Dia menyesalkan soal kesiapsiagaan BPBD Sikka yang masih rendah. Dikatakannya, dari sisi personil siap, tapi bagaimana memperbaharui data dan kondisi bencana, itu yang perlu diperhatikan.

Lanjutnya, memang banyak rumah yang berada di pesisir pantai namun harus dipastikan kapasitas masyarakat terkait evakuasi meningkat. Untuk itu perlu dijelaskan agar lebih terarah.

“Harus ada sosialisasi lagi agar masyarakat memahami bahwa dirinya sudah berada pada titik aman atau tidak. Kejadian kemarin, masyarakat berlomba-lomba berlari menuju ke tempat yang paling tinggi seakan-akan Kota Maumere akan tenggelam,” tuturnya.

Win menekankan, jangan sampai masyarakat kebablasan dan berlarian hingga terlau jauh melewati titik aman karena takut adanya kejadian tsunami.

BPBD dengan sumber daya yang ada pun, harus mengkordinasikan, menyosialisasikan dan memperbaharui tanpa menunggu adanya bencana baru bergerak.
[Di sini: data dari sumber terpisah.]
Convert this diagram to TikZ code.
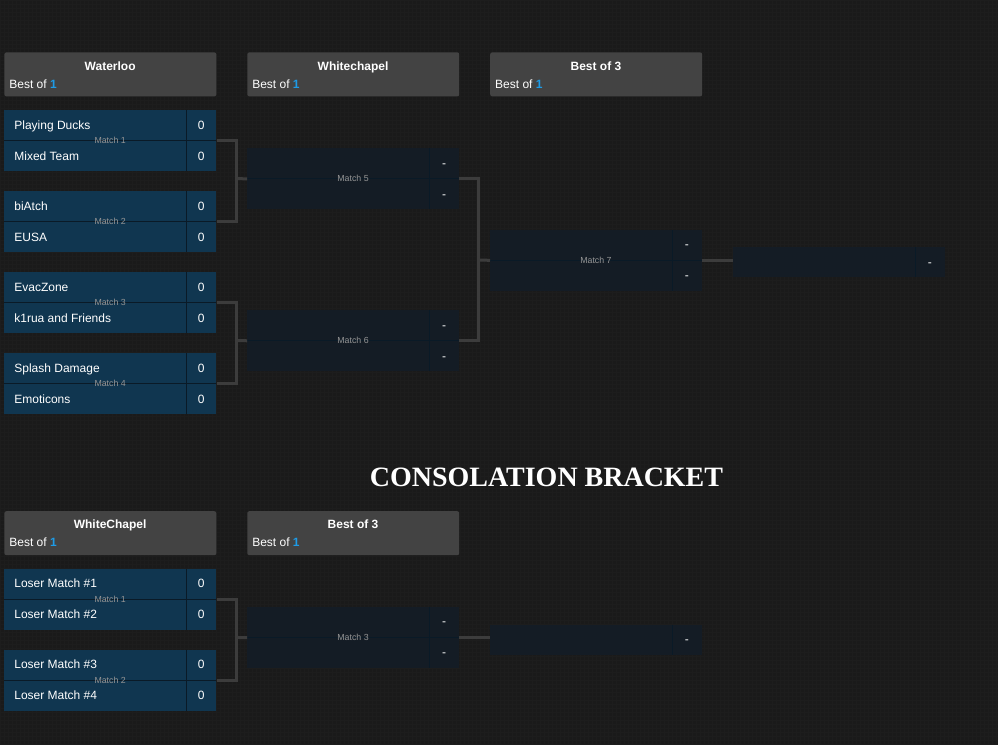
\documentclass[tikz,border=0pt]{standalone}
\usepackage{fontspec}
\setmainfont{Liberation Sans}
\newfontfamily\titlefont{Liberation Serif}
\definecolor{bgc}{HTML}{1A1A1A}
\definecolor{gridc}{HTML}{1D1D1D}
\definecolor{hdrc}{HTML}{434343}
\definecolor{teamc}{HTML}{103650}
\definecolor{emptyc}{HTML}{141C25}
\definecolor{sepc}{HTML}{0A1A27}
\definecolor{connc}{HTML}{3C3C3C}
\definecolor{bluec}{HTML}{1E9BE6}
\definecolor{labc}{HTML}{959595}
\tikzset{
  hdr/.style={fill=hdrc, rounded corners=2pt, minimum width=212pt, minimum height=44pt, anchor=north west, inner sep=0pt},
  matchbg/.style={minimum width=212pt, minimum height=61pt, anchor=north west, inner sep=0pt},
  finalbg/.style={minimum width=212pt, minimum height=30pt, anchor=north west, inner sep=0pt},
  txt/.style={text=white, font=\fontsize{12}{14}\selectfont, inner sep=0pt},
  hdrtitle/.style={text=white, font=\bfseries\fontsize{12}{14}\selectfont, inner sep=0pt},
  lab/.style={text=labc, font=\fontsize{8.8}{10}\selectfont, inner sep=0pt},
  conn/.style={draw=connc, line width=3pt},
  rowsep/.style={draw=#1, line width=1pt},
}
% name, x, y, title, n
\newcommand\hdrbox[5]{%
  \node[hdr] (#1) at (#2,#3) {};
  \node[hdrtitle, anchor=base] (#1t) at ({#2+106},{#3+18}) {#4};
  \node[txt, anchor=base west] (#1b) at ({#2+5},{#3+36}) {Best of \textcolor{bluec}{\textbf{#5}}};
}
% name, x, y, team1, s1, team2, s2, label, fill
\newcommand\bmatch[9]{%
  \node[matchbg, fill=#9] (#1) at (#2,#3) {};
  \draw[rowsep=sepc] ({#2},{#3+30.5}) -- ({#2+212},{#3+30.5});
  \draw[rowsep=sepc] ({#2+182.5},{#3}) -- ({#2+182.5},{#3+61});
  \node[txt, anchor=base west] (#1a) at ({#2+10},{#3+19}) {#4};
  \node[txt, anchor=base] (#1as) at ({#2+197},{#3+19}) {#5};
  \node[txt, anchor=base west] (#1b) at ({#2+10},{#3+50}) {#6};
  \node[txt, anchor=base] (#1bs) at ({#2+197},{#3+50}) {#7};
  \node[lab] (#1l) at ({#2+106},{#3+30.5}) {#8};
}
% name, x, y
\newcommand\finalbox[3]{%
  \node[finalbg, fill=emptyc] (#1) at (#2,#3) {};
  \draw[rowsep=sepc] ({#2+182.5},{#3}) -- ({#2+182.5},{#3+30});
  \node[txt, anchor=base] (#1s) at ({#2+197},{#3+19}) {-};
}
\begin{document}
\begin{tikzpicture}[x=1pt,y=-1pt]
\fill[bgc] (0,0) rectangle (998,744);
\draw[gridc, line width=0.4pt, step=4pt] (0,0) grid (998,744);
\useasboundingbox (0,0) rectangle (998,744);

% ---------- main bracket headers
\hdrbox{h1}{4}{52}{Waterloo}{1}
\hdrbox{h2}{247}{52}{Whitechapel}{1}
\hdrbox{h3}{490}{52}{Best of 3}{1}

% ---------- round 1
\bmatch{m1}{4}{110}{Playing Ducks}{0}{Mixed Team}{0}{Match 1}{teamc}
\bmatch{m2}{4}{191}{biAtch}{0}{EUSA}{0}{Match 2}{teamc}
\bmatch{m3}{4}{272}{EvacZone}{0}{k1rua and Friends}{0}{Match 3}{teamc}
\bmatch{m4}{4}{353}{Splash Damage}{0}{Emoticons}{0}{Match 4}{teamc}

% ---------- round 2
\bmatch{m5}{247}{148}{}{-}{}{-}{Match 5}{emptyc}
\bmatch{m6}{247}{310}{}{-}{}{-}{Match 6}{emptyc}

% ---------- round 3
\bmatch{m7}{490}{229.5}{}{-}{}{-}{Match 7}{emptyc}
\finalbox{f1}{733}{247}

% ---------- connectors
\coordinate (j1) at (236,178.5);
\coordinate (j2) at (236,340.5);
\coordinate (j3) at (478,260);
\draw[conn] (m1.east) -| (j1) |- (m2.east);
\draw[conn] (j1) -- (m5.west);
\draw[conn] (m3.east) -| (j2) |- (m4.east);
\draw[conn] (j2) -- (m6.west);
\draw[conn] (m5.east) -| (j3) |- (m6.east);
\draw[conn] (j3) -- (m7.west);
\draw[conn] (m7.east) -- (m7.east -| f1.west);

% ---------- consolation title
\node[text=white, font=\titlefont\bfseries\fontsize{28}{30}\selectfont, inner sep=0pt] (ctitle) at (546.5,477) {CONSOLATION BRACKET};

% ---------- consolation headers
\hdrbox{h4}{4}{511}{WhiteChapel}{1}
\hdrbox{h5}{247}{511}{Best of 3}{1}

\bmatch{c1}{4}{569}{Loser Match \#1}{0}{Loser Match \#2}{0}{Match 1}{teamc}
\bmatch{c2}{4}{650}{Loser Match \#3}{0}{Loser Match \#4}{0}{Match 2}{teamc}
\bmatch{c3}{247}{607}{}{-}{}{-}{Match 3}{emptyc}
\finalbox{f2}{490}{625}

\coordinate (j4) at (236,637.5);
\draw[conn] (c1.east) -| (j4) |- (c2.east);
\draw[conn] (j4) -- (c3.west);
\draw[conn] (c3.east) -- (c3.east -| f2.west);
\end{tikzpicture}
\end{document}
Harus membangun kesiapsiagaan.

Yuven menambahkan, konstruksi bangunan baik rumah penduduk maupun kantor konstruksinya secara keseluruhan belum ramah terhadap bencana terutama gempa.

“Banyak bangunan yang pengerjaannya sebelum adanya gempa tahun 1992 sehingga belum ramah terhadap gempa. Contohnya pintu rumah saya dibuka ke dalam padahal seharusnya dibuka ke arah luar,” ucapnya.